No righty hitter has been shifted more often than Kris Bryant.
He pulls everything on the ground and can't produce at all to the opposite field. Makes sense.
— Mike Petriello (@mike_petriello) May 16, 2018
Ed. note: I don’t agree with the statement in the tweet below that Bryant “can’t produce at all to the opposite field,” because his production is more a result of how he’s been pitched than what he can do. That said, the data is worthwhile as context for the topic at hand.
MB: I was talking to Kris about the idea of “Look away, adjust in.” It’s “Look in, adjust away” when you get to the big leagues. You can’t look away and adjust in, so you gotta look for it inside. They’re pitching him inside all the time, I don’t know why. I think that the pitcher thinks or the other team thinks that Kris is thinking that he’s going to look away. It’s kind of backwards thinking.
Maybe it’s reverse psychology on the other team’s part, but they all seem to be pounding him in now. At one point, he was hitting like .529 on the inner third of the plate. Knowing a scouting report like that, why would pitch him inside?
The pitcher thinks or the other team thinks that Kris is thinking that he’s going to look away. It’s kind of backwards thinking.
The other thing, too, is just because he’s big and he his arms are four, five inches longer than the guy that’s 5-11 doesn’t mean he can’t hit the [inside stuff]. The swing is the swing. If you’re tight and your hands stay between the inside corner of the plate and your body, it doesn’t matter if you’re 5-5 or 6-5, you have that big-guy swing at that point.
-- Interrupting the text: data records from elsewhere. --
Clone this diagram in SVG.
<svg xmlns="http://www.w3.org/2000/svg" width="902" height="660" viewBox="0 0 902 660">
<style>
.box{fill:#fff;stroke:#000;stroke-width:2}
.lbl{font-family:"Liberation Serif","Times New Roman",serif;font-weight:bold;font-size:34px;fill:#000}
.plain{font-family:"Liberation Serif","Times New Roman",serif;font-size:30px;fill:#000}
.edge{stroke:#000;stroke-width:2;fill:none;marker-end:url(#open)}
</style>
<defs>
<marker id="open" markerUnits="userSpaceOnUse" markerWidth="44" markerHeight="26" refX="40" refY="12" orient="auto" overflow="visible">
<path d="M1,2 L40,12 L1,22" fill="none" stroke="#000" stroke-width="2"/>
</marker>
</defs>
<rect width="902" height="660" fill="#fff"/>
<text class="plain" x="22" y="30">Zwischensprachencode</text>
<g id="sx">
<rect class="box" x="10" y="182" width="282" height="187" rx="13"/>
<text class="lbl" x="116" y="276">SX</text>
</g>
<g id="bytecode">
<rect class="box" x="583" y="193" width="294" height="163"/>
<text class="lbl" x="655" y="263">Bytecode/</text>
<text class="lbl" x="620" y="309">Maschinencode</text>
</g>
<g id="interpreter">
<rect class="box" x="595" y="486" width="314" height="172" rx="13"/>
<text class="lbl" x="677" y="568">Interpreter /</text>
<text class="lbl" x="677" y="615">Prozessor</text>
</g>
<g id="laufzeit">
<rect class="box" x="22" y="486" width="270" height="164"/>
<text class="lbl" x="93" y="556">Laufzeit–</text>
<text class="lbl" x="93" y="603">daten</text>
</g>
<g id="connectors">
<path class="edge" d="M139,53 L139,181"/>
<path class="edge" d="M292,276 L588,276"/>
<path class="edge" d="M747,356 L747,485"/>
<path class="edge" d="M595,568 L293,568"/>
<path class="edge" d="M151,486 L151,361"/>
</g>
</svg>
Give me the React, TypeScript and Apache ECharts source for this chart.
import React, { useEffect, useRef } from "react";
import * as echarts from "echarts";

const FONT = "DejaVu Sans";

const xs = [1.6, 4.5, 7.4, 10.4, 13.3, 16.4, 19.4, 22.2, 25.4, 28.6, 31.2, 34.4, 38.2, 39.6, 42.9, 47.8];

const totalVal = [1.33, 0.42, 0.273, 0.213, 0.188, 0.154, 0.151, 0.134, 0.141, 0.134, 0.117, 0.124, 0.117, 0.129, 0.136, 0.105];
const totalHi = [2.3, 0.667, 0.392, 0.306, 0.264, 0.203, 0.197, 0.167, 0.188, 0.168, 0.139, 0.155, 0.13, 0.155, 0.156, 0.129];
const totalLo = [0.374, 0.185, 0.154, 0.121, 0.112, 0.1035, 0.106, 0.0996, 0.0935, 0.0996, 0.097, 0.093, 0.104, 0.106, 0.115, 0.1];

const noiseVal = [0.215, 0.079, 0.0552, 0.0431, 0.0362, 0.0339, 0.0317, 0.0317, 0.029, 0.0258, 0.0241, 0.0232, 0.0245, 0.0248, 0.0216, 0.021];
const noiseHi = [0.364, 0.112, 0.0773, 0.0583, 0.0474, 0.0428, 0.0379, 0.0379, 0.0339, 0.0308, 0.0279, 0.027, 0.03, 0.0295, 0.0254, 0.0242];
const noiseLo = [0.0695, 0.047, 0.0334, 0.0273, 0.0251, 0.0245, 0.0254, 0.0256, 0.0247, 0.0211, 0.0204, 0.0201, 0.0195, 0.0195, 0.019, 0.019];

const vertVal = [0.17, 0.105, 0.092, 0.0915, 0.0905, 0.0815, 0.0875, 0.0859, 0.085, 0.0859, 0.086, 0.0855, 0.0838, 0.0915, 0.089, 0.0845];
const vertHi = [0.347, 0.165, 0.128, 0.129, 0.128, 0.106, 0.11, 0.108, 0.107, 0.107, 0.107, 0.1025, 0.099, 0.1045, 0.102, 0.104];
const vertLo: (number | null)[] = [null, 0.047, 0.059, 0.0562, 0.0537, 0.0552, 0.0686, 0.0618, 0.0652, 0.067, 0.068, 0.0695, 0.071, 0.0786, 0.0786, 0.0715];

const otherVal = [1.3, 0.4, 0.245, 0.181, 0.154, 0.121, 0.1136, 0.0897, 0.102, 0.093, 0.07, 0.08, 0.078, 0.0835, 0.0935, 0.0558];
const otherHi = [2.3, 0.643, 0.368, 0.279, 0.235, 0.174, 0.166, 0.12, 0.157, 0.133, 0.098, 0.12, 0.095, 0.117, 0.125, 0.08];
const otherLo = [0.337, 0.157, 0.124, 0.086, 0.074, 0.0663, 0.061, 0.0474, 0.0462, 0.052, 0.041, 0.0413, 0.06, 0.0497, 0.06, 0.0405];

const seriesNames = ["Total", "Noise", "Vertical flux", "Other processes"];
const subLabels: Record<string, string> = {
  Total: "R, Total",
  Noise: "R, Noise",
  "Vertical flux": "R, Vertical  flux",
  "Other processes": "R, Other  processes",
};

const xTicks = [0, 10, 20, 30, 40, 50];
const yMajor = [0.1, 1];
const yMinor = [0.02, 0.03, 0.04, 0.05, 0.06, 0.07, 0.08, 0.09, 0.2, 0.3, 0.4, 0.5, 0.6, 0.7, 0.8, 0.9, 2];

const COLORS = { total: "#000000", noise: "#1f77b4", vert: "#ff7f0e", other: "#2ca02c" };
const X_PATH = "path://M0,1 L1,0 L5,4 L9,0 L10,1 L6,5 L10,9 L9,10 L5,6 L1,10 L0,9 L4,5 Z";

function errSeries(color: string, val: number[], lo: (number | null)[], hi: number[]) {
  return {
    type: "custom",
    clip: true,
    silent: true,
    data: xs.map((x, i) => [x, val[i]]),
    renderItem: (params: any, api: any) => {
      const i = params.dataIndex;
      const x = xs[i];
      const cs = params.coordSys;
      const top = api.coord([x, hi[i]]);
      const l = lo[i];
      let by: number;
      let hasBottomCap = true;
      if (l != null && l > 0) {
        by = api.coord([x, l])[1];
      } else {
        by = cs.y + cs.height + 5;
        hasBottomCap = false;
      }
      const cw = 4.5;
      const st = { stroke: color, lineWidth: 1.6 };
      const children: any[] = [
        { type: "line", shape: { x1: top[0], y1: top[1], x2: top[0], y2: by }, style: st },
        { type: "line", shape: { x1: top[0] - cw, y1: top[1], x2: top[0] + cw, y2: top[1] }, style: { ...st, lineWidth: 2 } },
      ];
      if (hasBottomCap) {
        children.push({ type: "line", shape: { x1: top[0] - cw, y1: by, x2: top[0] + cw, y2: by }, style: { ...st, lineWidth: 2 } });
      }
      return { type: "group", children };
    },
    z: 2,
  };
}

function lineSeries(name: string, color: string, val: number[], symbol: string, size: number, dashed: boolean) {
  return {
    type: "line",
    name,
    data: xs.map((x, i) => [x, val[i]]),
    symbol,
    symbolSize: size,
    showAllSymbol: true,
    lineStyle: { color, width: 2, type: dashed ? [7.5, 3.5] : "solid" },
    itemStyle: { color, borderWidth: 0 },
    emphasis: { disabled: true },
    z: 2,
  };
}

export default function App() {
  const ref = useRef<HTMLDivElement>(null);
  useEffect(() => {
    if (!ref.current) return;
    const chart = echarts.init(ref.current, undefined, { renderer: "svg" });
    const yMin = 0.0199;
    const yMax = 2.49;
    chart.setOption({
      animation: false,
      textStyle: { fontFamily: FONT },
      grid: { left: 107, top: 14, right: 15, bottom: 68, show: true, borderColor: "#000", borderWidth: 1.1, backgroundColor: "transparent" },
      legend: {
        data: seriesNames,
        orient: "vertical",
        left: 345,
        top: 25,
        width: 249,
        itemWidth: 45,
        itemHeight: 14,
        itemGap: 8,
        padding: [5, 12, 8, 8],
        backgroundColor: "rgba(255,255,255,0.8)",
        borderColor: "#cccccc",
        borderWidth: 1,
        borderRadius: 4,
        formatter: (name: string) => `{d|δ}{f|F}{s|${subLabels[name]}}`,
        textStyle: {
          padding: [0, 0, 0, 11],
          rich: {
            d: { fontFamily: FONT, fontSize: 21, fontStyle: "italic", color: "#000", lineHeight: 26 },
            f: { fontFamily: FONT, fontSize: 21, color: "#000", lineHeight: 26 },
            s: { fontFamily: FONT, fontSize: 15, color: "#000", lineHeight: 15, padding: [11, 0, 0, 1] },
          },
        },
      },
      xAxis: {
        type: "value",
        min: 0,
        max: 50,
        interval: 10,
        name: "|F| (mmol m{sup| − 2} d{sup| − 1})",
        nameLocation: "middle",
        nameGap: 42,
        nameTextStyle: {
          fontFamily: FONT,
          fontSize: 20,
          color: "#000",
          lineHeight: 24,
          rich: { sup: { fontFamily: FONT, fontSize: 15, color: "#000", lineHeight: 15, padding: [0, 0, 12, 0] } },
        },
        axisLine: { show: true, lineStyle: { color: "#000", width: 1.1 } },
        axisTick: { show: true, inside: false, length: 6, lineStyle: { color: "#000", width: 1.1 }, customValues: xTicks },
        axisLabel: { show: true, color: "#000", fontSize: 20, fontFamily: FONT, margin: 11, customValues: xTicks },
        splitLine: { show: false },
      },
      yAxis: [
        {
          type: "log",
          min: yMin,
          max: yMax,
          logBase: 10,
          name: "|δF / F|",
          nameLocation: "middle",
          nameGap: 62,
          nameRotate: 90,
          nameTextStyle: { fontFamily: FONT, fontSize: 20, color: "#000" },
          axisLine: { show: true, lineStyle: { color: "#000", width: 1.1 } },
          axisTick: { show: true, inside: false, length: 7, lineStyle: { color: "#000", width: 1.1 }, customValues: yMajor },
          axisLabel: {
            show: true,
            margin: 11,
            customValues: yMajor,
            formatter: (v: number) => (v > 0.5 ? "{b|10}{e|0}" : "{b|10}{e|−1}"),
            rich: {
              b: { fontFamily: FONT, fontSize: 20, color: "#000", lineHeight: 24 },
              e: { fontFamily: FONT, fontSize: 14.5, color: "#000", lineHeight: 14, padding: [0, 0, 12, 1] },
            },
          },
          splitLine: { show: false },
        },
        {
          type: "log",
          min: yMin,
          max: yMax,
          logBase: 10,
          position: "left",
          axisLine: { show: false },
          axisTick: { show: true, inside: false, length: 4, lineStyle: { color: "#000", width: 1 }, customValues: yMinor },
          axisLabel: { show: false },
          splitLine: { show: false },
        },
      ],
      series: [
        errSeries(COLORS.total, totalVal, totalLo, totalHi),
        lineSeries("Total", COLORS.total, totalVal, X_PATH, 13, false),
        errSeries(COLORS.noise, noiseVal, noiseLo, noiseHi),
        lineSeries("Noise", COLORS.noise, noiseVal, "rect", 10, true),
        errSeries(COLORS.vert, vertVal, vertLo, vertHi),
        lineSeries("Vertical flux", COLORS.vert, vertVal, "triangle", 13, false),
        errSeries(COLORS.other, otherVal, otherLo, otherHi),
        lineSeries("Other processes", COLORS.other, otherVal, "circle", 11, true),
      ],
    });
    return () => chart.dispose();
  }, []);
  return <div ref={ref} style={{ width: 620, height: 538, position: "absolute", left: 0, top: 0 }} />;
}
I tell my guys all the time that I teach, it doesn’t matter how big you are. You’re going to hit home runs if you hit it hard and it exits your bat at a certain velocity and it leaves the bat at a certain angle. It doesn’t matter whether you’re 5-6 or 6-6. If it does that, you’re going to hit a home run. It’s that simple. Or you’re going to hit a gapper. So if you have the right swing, you’re going to be a slugger. That’s my approach.
Kris was tiny all his life, up until he was a sophomore in high school. He hit more home runs than anyone when he was in Little League and club ball. The bats weren’t juiced and all that stuff, he just figured it out at a young age that hitting the ball in the air was much more fun. That’s the approach I took: You want the game to be fun, hit the ball in the air. Every guy that comes through my, into my cage is taught that.
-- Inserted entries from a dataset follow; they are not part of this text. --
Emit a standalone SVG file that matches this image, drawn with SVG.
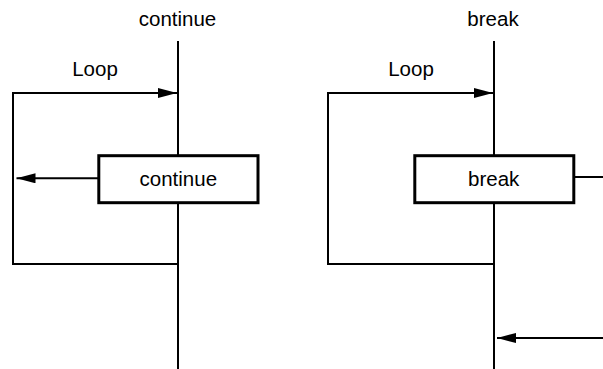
<svg xmlns="http://www.w3.org/2000/svg" width="603" height="369" viewBox="0 0 603 369">
<style>
.ln{stroke:#000;stroke-width:2;fill:none}
.box{stroke:#000;stroke-width:3;fill:#fff}
.t{font-family:"Liberation Sans",Arial,sans-serif;font-size:20.5px;fill:#000;text-anchor:middle}
</style>
<defs>
<marker id="ah" markerUnits="userSpaceOnUse" markerWidth="20" markerHeight="10" refX="19" refY="5" orient="auto">
<path d="M0,0 L19,5 L0,10 z" fill="#000"/>
</marker>
</defs>
<rect width="603" height="369" fill="#fff"/>
<g id="connectors">
<line class="ln" x1="178" y1="41" x2="178" y2="155"/>
<line class="ln" x1="178" y1="203" x2="178" y2="369"/>
<polyline class="ln" points="178,264 13,264 13,93 177,93" marker-end="url(#ah)"/>
<line class="ln" x1="100" y1="178.3" x2="16.5" y2="178.3" marker-end="url(#ah)"/>
<line class="ln" x1="494" y1="41" x2="494" y2="155"/>
<line class="ln" x1="494" y1="203" x2="494" y2="369"/>
<polyline class="ln" points="494,264 328,264 328,93 493,93" marker-end="url(#ah)"/>
<line class="ln" x1="572" y1="177" x2="603" y2="177"/>
<line class="ln" x1="603" y1="338" x2="497" y2="338" marker-end="url(#ah)"/>
</g>
<g id="title-continue"><text class="t" x="177.5" y="25.7">continue</text></g>
<g id="loop-left"><text class="t" x="95" y="75.7">Loop</text></g>
<g id="box-continue">
<rect class="box" x="98.8" y="155.7" width="159.2" height="47"/>
<text class="t" x="178.3" y="185.7">continue</text>
</g>
<g id="title-break"><text class="t" x="493" y="25.7">break</text></g>
<g id="loop-right"><text class="t" x="411" y="75.7">Loop</text></g>
<g id="box-break">
<rect class="box" x="414.8" y="155.7" width="159" height="47"/>
<text class="t" x="493.7" y="185.7">break</text>
</g>
</svg>
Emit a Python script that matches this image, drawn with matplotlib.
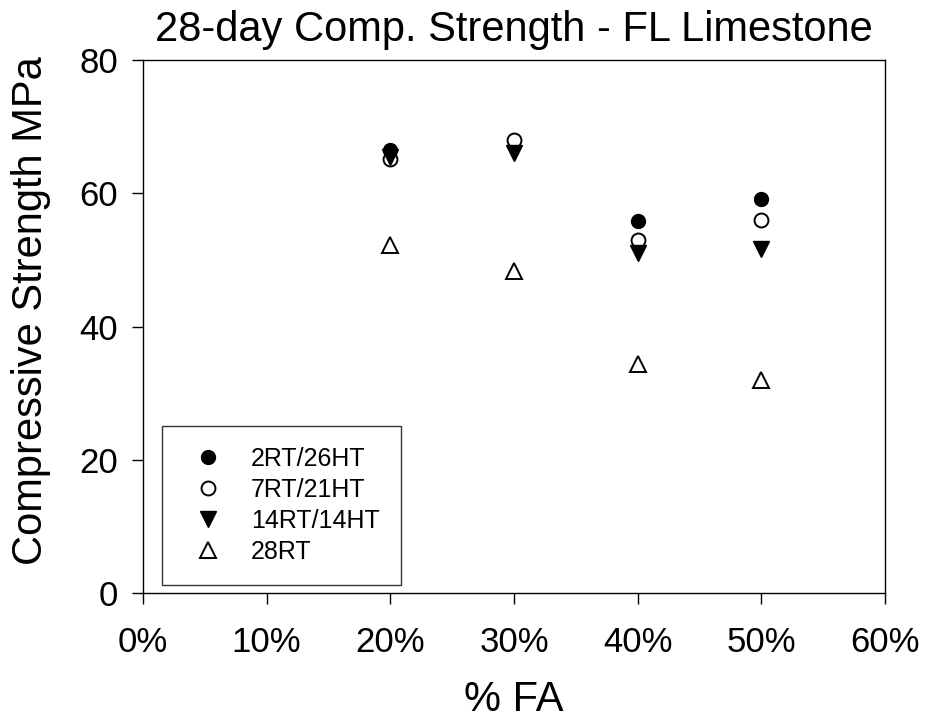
import matplotlib
matplotlib.use('Agg')
import matplotlib.pyplot as plt
import numpy as np
from matplotlib.ticker import PercentFormatter

# % fly ash replacement
fa = [0.20, 0.30, 0.40, 0.50]
# compressive strength, MPa (28-day, curing regimes)
rt2_ht26 = [66.5, np.nan, 55.8, 59.2]
rt7_ht21 = [65.2, 68.0, 53.0, 56.0]
rt14_ht14 = [65.5, 66.0, 51.0, 51.7]
rt28 = [52.2, 48.3, 34.3, 32.0]

plt.rcParams['font.family'] = ['Liberation Sans', 'DejaVu Sans']

fig = plt.figure(figsize=(9.42, 7.24), dpi=100)
ax = fig.add_axes([143/942, 1 - 593/724, 742/942, 533/724])

ax.plot(fa, rt2_ht26, 'o', color='black', ms=10, label='2RT/26HT', clip_on=False)
ax.plot(fa, rt7_ht21, 'o', mfc='white', mec='black', mew=1.4, ms=10, label='7RT/21HT', clip_on=False)
ax.plot(fa, rt14_ht14, 'v', color='black', ms=12, label='14RT/14HT', clip_on=False)
ax.plot(fa, rt28, '^', mfc='white', mec='black', mew=1.4, ms=11, label='28RT', clip_on=False)

ax.set_xlim(0, 0.6)
ax.set_ylim(0, 80)
ax.set_xticks(np.arange(0, 0.61, 0.1))
ax.set_yticks([0, 20, 40, 60, 80])
ax.xaxis.set_major_formatter(PercentFormatter(1.0, decimals=0))
ax.tick_params(direction='out', length=8, width=1, labelsize=25, pad=16)
ax.tick_params(axis='y', pad=10)
for s in ax.spines.values():
    s.set_linewidth(1)

ax.set_title('28-day Comp. Strength - FL Limestone', fontsize=30, pad=14)
ax.set_xlabel('% FA', fontsize=30, labelpad=15)
ax.set_ylabel('Compressive Strength MPa', fontsize=30, labelpad=20)
ax.yaxis.label.set_y(0.53)

leg = ax.legend(loc='lower left', bbox_to_anchor=(19/742, 8/533), fontsize=18,
                frameon=True, fancybox=False, edgecolor='black', borderpad=0.85,
                labelspacing=0.28, handletextpad=0.7, borderaxespad=0)
leg.get_frame().set_linewidth(1)

plt.savefig('out.png', dpi=100)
It doesn’t matter how big you are. You’re going to hit home runs if you hit it hard and it exits your bat at a certain velocity and it leaves the bat at a certain angle.
I say, “When you walk out of here today, you’re going to remember two things. You’re going to remember to hit it hard and hit it in the air. Then after that, you’re going to start learning.”
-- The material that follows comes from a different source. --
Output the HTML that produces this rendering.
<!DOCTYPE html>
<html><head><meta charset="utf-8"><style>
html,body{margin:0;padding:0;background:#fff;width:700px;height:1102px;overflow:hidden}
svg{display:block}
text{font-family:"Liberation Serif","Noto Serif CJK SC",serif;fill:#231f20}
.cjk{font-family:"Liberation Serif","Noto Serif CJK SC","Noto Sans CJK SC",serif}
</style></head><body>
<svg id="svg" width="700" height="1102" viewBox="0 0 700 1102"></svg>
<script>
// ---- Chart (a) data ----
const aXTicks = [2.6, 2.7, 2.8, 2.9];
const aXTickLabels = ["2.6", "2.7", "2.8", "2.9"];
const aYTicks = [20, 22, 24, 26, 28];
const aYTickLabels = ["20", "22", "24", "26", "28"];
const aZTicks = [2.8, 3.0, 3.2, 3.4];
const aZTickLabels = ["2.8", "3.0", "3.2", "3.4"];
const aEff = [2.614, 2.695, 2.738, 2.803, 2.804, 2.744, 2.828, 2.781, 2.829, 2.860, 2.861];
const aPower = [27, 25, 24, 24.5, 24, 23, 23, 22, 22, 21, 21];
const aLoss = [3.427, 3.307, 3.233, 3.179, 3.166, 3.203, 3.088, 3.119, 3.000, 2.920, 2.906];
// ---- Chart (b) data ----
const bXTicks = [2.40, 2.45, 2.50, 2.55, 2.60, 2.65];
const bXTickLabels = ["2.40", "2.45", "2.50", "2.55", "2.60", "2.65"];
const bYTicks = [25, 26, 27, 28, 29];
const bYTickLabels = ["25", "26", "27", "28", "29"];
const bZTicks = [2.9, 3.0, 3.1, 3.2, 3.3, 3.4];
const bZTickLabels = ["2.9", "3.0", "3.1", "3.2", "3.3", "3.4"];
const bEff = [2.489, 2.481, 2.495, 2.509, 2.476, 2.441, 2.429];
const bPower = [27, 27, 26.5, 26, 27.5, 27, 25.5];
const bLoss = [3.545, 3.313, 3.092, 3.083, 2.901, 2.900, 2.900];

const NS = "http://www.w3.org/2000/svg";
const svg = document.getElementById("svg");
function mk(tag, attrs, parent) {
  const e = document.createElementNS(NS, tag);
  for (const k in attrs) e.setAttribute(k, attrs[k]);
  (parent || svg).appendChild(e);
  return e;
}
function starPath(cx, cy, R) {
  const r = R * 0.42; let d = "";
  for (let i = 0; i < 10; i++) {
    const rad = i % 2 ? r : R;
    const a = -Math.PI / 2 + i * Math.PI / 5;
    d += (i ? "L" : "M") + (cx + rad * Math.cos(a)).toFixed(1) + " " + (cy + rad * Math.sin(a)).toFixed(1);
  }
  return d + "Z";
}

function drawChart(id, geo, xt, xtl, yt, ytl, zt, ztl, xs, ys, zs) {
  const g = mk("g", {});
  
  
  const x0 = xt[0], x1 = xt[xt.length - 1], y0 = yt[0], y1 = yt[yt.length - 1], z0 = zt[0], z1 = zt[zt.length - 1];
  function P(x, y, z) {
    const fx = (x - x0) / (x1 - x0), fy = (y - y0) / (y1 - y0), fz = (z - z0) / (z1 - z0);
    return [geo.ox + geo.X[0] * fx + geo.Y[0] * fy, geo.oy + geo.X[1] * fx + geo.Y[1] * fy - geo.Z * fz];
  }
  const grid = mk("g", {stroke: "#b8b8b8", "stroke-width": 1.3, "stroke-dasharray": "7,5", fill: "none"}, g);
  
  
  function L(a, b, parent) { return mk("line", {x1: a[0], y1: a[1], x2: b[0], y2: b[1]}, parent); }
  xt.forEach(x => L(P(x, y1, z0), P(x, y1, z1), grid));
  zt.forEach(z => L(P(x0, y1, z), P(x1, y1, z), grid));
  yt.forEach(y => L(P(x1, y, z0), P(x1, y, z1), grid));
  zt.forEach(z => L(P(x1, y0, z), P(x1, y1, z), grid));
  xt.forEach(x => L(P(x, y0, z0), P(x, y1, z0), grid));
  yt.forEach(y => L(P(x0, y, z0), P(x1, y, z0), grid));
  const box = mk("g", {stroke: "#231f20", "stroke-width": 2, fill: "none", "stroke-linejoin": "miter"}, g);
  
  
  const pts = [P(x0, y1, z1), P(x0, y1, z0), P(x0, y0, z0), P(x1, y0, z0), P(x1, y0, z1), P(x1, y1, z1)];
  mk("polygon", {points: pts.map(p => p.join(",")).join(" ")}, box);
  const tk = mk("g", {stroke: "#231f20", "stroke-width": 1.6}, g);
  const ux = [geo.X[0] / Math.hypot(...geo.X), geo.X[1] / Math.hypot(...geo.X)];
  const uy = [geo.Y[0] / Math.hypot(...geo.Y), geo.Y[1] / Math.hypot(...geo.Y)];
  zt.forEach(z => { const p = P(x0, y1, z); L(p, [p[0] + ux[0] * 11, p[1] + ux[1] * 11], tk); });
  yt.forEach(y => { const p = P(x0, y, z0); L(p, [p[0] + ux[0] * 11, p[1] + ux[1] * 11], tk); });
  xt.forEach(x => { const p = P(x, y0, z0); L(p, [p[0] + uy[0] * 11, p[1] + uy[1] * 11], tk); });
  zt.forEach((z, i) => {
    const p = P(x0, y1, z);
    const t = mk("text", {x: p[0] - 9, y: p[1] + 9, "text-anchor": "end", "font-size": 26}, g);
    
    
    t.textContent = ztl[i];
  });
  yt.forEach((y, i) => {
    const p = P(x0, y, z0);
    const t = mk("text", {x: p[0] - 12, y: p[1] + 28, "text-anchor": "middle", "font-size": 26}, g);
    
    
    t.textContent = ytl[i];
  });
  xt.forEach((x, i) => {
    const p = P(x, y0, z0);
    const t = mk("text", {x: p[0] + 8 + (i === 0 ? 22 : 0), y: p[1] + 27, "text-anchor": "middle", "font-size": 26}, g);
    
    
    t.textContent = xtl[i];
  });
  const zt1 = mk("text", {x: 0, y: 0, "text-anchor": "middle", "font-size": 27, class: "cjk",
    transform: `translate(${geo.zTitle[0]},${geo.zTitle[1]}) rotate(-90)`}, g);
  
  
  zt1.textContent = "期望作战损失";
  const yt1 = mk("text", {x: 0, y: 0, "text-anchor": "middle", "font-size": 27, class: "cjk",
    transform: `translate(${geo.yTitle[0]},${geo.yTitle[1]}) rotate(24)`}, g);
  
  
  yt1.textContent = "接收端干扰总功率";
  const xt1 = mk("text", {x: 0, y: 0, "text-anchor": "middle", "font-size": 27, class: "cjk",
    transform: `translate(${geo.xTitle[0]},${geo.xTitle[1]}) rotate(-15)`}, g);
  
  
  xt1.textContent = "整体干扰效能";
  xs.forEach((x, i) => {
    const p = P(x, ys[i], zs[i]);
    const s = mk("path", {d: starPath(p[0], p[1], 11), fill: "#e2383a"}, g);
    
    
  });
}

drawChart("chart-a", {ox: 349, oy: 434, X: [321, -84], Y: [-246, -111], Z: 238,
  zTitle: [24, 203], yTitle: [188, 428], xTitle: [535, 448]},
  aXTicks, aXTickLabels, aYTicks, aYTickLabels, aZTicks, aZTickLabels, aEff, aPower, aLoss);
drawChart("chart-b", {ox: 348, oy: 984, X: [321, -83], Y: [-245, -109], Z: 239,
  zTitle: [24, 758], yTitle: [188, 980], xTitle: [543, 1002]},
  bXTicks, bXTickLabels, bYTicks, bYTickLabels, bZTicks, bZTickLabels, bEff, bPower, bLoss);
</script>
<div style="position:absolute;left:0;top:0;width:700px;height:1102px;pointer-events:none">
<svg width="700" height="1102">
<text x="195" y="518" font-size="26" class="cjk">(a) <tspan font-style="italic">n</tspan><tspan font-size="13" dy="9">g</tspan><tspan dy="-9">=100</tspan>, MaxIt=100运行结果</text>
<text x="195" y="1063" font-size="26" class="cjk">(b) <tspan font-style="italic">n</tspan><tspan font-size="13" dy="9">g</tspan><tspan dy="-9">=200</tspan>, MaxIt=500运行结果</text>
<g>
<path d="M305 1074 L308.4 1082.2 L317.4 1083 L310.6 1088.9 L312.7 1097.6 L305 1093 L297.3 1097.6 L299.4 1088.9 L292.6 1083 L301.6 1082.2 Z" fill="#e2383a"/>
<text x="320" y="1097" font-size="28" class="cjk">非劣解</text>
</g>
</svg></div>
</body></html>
If you’re teaching someone how to hit, you better leave no doubt in their mind whatsoever what you’re all about as a hitting instructor. You think about it. I mean, (Joey) Gallo bought in the same way when he was young. He bought into the swing hard first and he never stopped, you know.
When you walk out of here today, you’re going to remember two things. You’re going to remember to hit it hard and hit it in the air. Then after that, you’re going to start learning.
CI: Do you think there’s a point at which we’ve got a lot of these young guys coming up with this understanding that it’s not just about taking some massive uppercut and try to wallop everything, but it’s about employing a process to hit the ball in the air and as you hone in on that, you can still keep high contact rates?
Will we see a correction where hitters do kind of reverse that trend and strikeouts start going back down, as these guys get more and more knowledge of what that bat path should look like and what that swing should feel like?
MB: I think it’s going to apply to certain hitters, the cerebral hitters. Those intelligent guys with the high IQ are going to figure it out. I don’t think everybody can. They’re in the major leagues because they have a skill set that’s superior to [other players]. And they can play and hang at the big league level. But the ones that excel and truly develop themselves into complete hitters, that’s a different breed of individual there.
But as far as overall, look, the pitching is just too good. When I was playing, the average fastball was like 89. Now the average fast ball is 93. That’s average. The teams are going to start realizing that once you get north of 95, contact rates go down significantly. You get up to 98, and it’s stupid.
It’s a rare situation where a team puts together a few hits in a row of a guy throwing 98. You get north of 100, and it’s nonexistent. I think that I heard the other day that when Kris got that double off Jordan Hicks, that was the first base hit so far this season on a pitch over 100 miles an hour.
I remember at one point, this was years ago, they said there were 214 pitches thrown over 100 miles an hour in the majors. They made contact with only 86 of them, when they swung. And of the 86 that they made contact, four were hits and all of them were singles. Come on, man. That tells you we’re not meant to hit 100 mile an hour fastballs. What’s next? What are teams going to do next?
And that brings us to a perfect stopping point, since our next segment will deal with the changing landscape of big-league pitching and how it has impacted strikeout rates. We’ll get into some thoughts on velocity and bullpenning and how hitters can (or can’t) counteract it.
As a point of reference, that hit Mike mentioned above came during the same at-bat from the May 5 game in St. Louis in which Bryant fouled a 101.5 mph pitch into Yadi Molina’s groin. After an injury delay, KB laced the next pitch, a 101.9 mph fastball, to left. And the pitch was on the inner third of the plate, just on the borderline with the middle, so he turned on it in a big way.
That particular hit, then, was a testament to what Mike discussed in terms of both looking in/adjusting out and to maintaining that heightened state of awareness and focus between pitches.